Когда Локарт записывал эти воспоминания в 1933 г., он все еще имел небольшое представление о том, насколько точным было ее предсказание, но все же догадался, что никакие радикальные изменения не будут осуществлены их поколением. Они продали свои идеалы после войны и успокоились.
Это были приятные, но немного грустные выходные, открывшие им, что молодость безвозвратно прошла. Они пытались играть в английскую лапту, как это делали, убивая время в саду британского консульства в Москве в то долгое лето, когда ЧК испытывала непреодолимое желание арестовать каждого британца и каждого француза в России. Они не могли играть в нее долго: здоровье Локарта, никогда не бывшее хорошим, оказалось подорвано чрезмерным потаканием своим слабостям, да и другие не были намного крепче.

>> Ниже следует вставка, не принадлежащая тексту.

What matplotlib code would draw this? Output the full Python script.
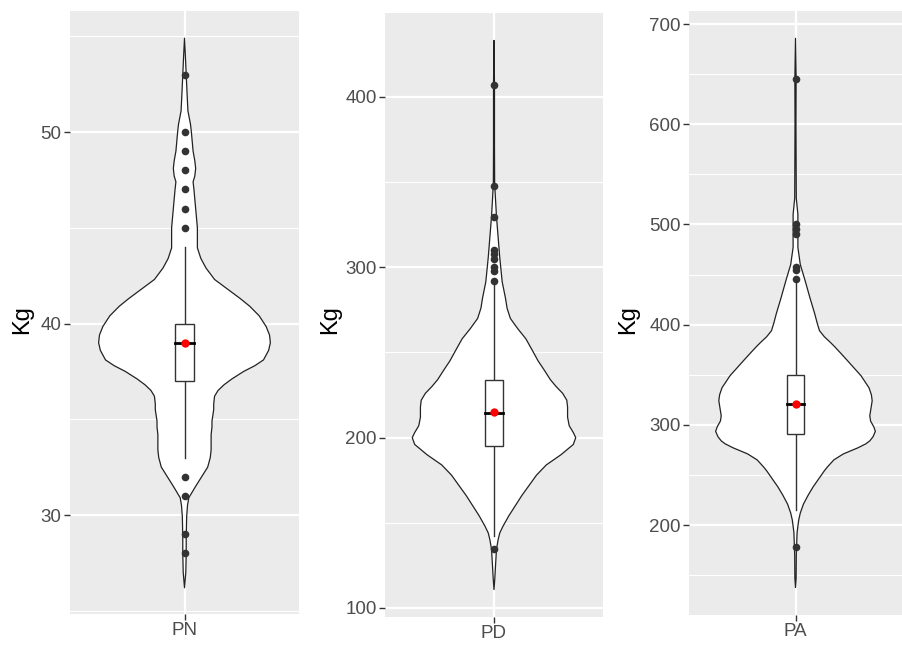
import numpy as np
import matplotlib
matplotlib.use("Agg")
import matplotlib.pyplot as plt

plt.rcParams['font.family'] = ['Liberation Sans', 'DejaVu Sans']

categories = ["PN", "PD", "PA"]

# violin profiles: y value and relative half-width (fraction of max)
pn_y = [26.2, 27.0, 28.0, 28.8, 29.9, 30.5, 30.9, 31.2, 31.5, 32.0, 32.5, 33.0, 33.4, 33.8, 34.2,
        34.6, 34.9, 35.2, 35.5, 35.8, 36.2, 36.5, 36.8, 37.1, 37.5, 37.8, 38.1, 38.6, 39.0, 39.4,
        39.85, 40.4, 40.9, 41.3, 41.8, 42.3, 42.9, 43.4, 43.95, 44.5, 45.0, 45.5, 46.0, 46.5, 47.0,
        47.4, 47.7, 48.1, 48.5, 49.0, 49.5, 50.0, 50.4, 51.1, 52.0, 53.0, 54.0, 54.9]
pn_w = [0.0, 0.015, 0.02, 0.02, 0.025, 0.035, 0.05, 0.09, 0.13, 0.20, 0.27, 0.30, 0.31, 0.31, 0.31,
        0.32, 0.32, 0.33, 0.34, 0.34, 0.35, 0.39, 0.46, 0.55, 0.69, 0.82, 0.92, 0.98, 1.0, 0.99,
        0.95, 0.87, 0.76, 0.65, 0.50, 0.35, 0.25, 0.19, 0.15, 0.15, 0.15, 0.14, 0.13, 0.12, 0.11,
        0.10, 0.12, 0.13, 0.12, 0.10, 0.09, 0.08, 0.07, 0.04, 0.03, 0.02, 0.01, 0.0]

pd_y = [110.8, 117.4, 126.0, 134.3, 140.0, 144.0, 148.0, 154.0, 160.0, 166.0, 172.0, 178.0,
        184.0, 190.0, 196.0, 200.0, 203.0, 207.0, 212.0, 218.0, 222.0, 226.0, 230.0, 234.0,
        240.0, 245.0, 252.0, 258.0, 264.0, 270.0, 276.0, 282.0, 291.5, 306.0, 318.0, 330.0,
        349.0, 371.0, 407.0, 433.2]
pd_w = [0.0, 0.01, 0.02, 0.03, 0.05, 0.07, 0.11, 0.18, 0.26, 0.34, 0.43, 0.52,
        0.64, 0.82, 0.97, 1.0, 0.97, 0.92, 0.90, 0.90, 0.89, 0.84, 0.76, 0.69,
        0.61, 0.54, 0.46, 0.39, 0.29, 0.20, 0.16, 0.14, 0.10, 0.07, 0.05, 0.03,
        0.008, 0.006, 0.006, 0.0]

pa_y = [137.6, 147.0, 170.0, 192.6, 205.0, 212.0, 221.0, 230.0, 238.0, 246.0, 254.0, 258.0,
        265.0, 271.0, 277.0, 281.0, 284.0, 288.0, 293.5, 298.0, 303.8, 309.0, 314.0, 319.0,
        324.0, 330.0, 337.0, 343.0, 349.0, 357.0, 365.0, 372.0, 378.0, 382.0, 388.0, 394.0,
        402.0, 411.0, 427.0, 444.0, 460.0, 477.0, 510.0, 526.0, 600.0, 645.6, 685.7]
pa_w = [0.0, 0.008, 0.01, 0.02, 0.04, 0.06, 0.10, 0.16, 0.22, 0.29, 0.36, 0.40,
        0.48, 0.60, 0.78, 0.88, 0.93, 0.97, 1.0, 0.98, 0.94, 0.93, 0.94, 0.95,
        0.96, 0.95, 0.92, 0.87, 0.82, 0.73, 0.64, 0.56, 0.49, 0.44, 0.36, 0.30,
        0.27, 0.24, 0.18, 0.12, 0.06, 0.03, 0.03, 0.01, 0.006, 0.008, 0.0]

# box stats: whisker low, Q1, median, Q3, whisker high, mean
pn_box = [33.0, 37.0, 39.0, 40.0, 44.0, 39.0]
pd_box = [142.0, 195.2, 214.7, 233.8, 291.0, 215.0]
pa_box = [215.0, 290.6, 321.0, 350.0, 444.0, 321.0]

pn_out = [53, 50, 49, 48, 47, 46, 45, 32, 31, 29, 28]
pd_out = [407, 347.6, 329.5, 310, 308, 305, 300, 298, 292, 134.8]
pa_out = [645, 500, 495, 490, 458, 455, 446, 178]

pn_ticks = [30, 40, 50]
pd_ticks = [100, 200, 300, 400]
pa_ticks = [200, 300, 400, 500, 600, 700]

pn_minor = [25, 35, 45, 55]
pd_minor = [150, 250, 350]
pa_minor = [150, 250, 350, 450, 550, 650]

ylims = [(24.83, 56.32), (94.7, 449.3), (110.2, 713.0)]

fig = plt.figure(figsize=(9.02, 6.47), dpi=100)
rects = [
    [70/902, 1-614/647, 229/902, 603/647],
    [385/902, 1-617/647, 218/902, 604/647],
    [689/902, 1-615/647, 213/902, 604/647],
]
ylabel_x = [22, 330, 628]

datasets = [
    (pn_y, pn_w, pn_box, pn_out, pn_ticks, pn_minor),
    (pd_y, pd_w, pd_box, pd_out, pd_ticks, pd_minor),
    (pa_y, pa_w, pa_box, pa_out, pa_ticks, pa_minor),
]

for i, (vy, vw, box, outs, ticks, minor) in enumerate(datasets):
    ax = fig.add_axes(rects[i])
    ax.set_facecolor('#EBEBEB')
    for s in ax.spines.values():
        s.set_visible(False)
    ax.set_xlim(0.4, 1.6)
    ax.set_ylim(*ylims[i])
    for m in minor:
        ax.axhline(m, color='white', lw=0.8, zorder=0)
    for t in ticks:
        ax.axhline(t, color='white', lw=1.6, zorder=0)
    ax.axvline(1, color='white', lw=1.6, zorder=0)

    vy = np.array(vy)
    hw = 0.45 * np.array(vw)
    xs = np.concatenate([1 - hw, (1 + hw)[::-1]])
    ys = np.concatenate([vy, vy[::-1]])
    ax.fill(xs, ys, facecolor='white', edgecolor='#222222', lw=0.9, zorder=2,
            joinstyle='round')

    wl, q1, med, q3, wh, mean = box
    bw = 0.05
    ax.plot([1, 1], [wl, q1], color='#333333', lw=1.0, zorder=3)
    ax.plot([1, 1], [q3, wh], color='#333333', lw=1.0, zorder=3)
    ax.fill([1-bw, 1+bw, 1+bw, 1-bw], [q1, q1, q3, q3], facecolor='white',
            edgecolor='#333333', lw=1.0, zorder=3)
    ax.plot([1-bw, 1+bw], [med, med], color='black', lw=2.0, zorder=4)
    ax.plot([1]*len(outs), outs, 'o', color='#333333', ms=5.5, mec='none', zorder=4)
    ax.plot([1], [mean], 'o', color='red', ms=6, mec='none', zorder=5)

    ax.set_xticks([1])
    ax.set_xticklabels([categories[i]])
    ax.set_yticks(ticks)
    ax.tick_params(axis='both', colors='#333333', labelcolor='#4D4D4D', labelsize=13.5,
                   length=4, width=1.0, pad=2)
    fig.text(ylabel_x[i]/902, 1-320/647, 'Kg', rotation=90, ha='center', va='center',
             fontsize=17, color='black')

fig.savefig('out.png', dpi=100)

В воскресенье вечером Локарт должен был возвратиться в Прагу. Мура ехала в Эстонию через Берлин, так что первый отрезок пути они проделали вместе. Спальные вагоны отсутствовали, и поезд был переполнен. Они сели вместе, втиснувшись в купе первого класса, и проговорили всю ночь. Пользуясь из осторожности русским, они вспоминали месяцы, проведенные вместе в России, – о Троцком и Чичерине, Якове Петерсе и заговоре Рейли и «большевистском браке».
Они расстались на вокзале в Праге в шесть часов утра. По пути домой Локарт чувствовал себя не в своей тарелке и размышлял, не принял ли он ошибочное решение. Спрашивал себя: «Было ли мое решение продиктовано нехваткой храбрости, или огонь нашей любви выгорел дотла?»[582]
Локарт – или, скорее, это было его тупое мужское тщеславие – полагал, что Мура казалась «немного огорченной» при их расставании[583]. На самом деле если она и была молчалива, то скорее из-за раздражения его неспособностью понять, чего она от него хочет. После их разговора в Хинтербрюле она предложила не видеться и не общаться друг с другом пять лет, а по окончании этого времени – встретиться снова[584]. Локарт чувствовал, что она пытается связать его невыполнимым обещанием. Всегда, думая о любви и сексуальном приключении, он не видел того значения, какое имела их любовь для нее – что она давала ей поддержку в жизни и надежду на будущее. Через несколько дней, будучи в Берлине, она написала ему, пытаясь объясниться.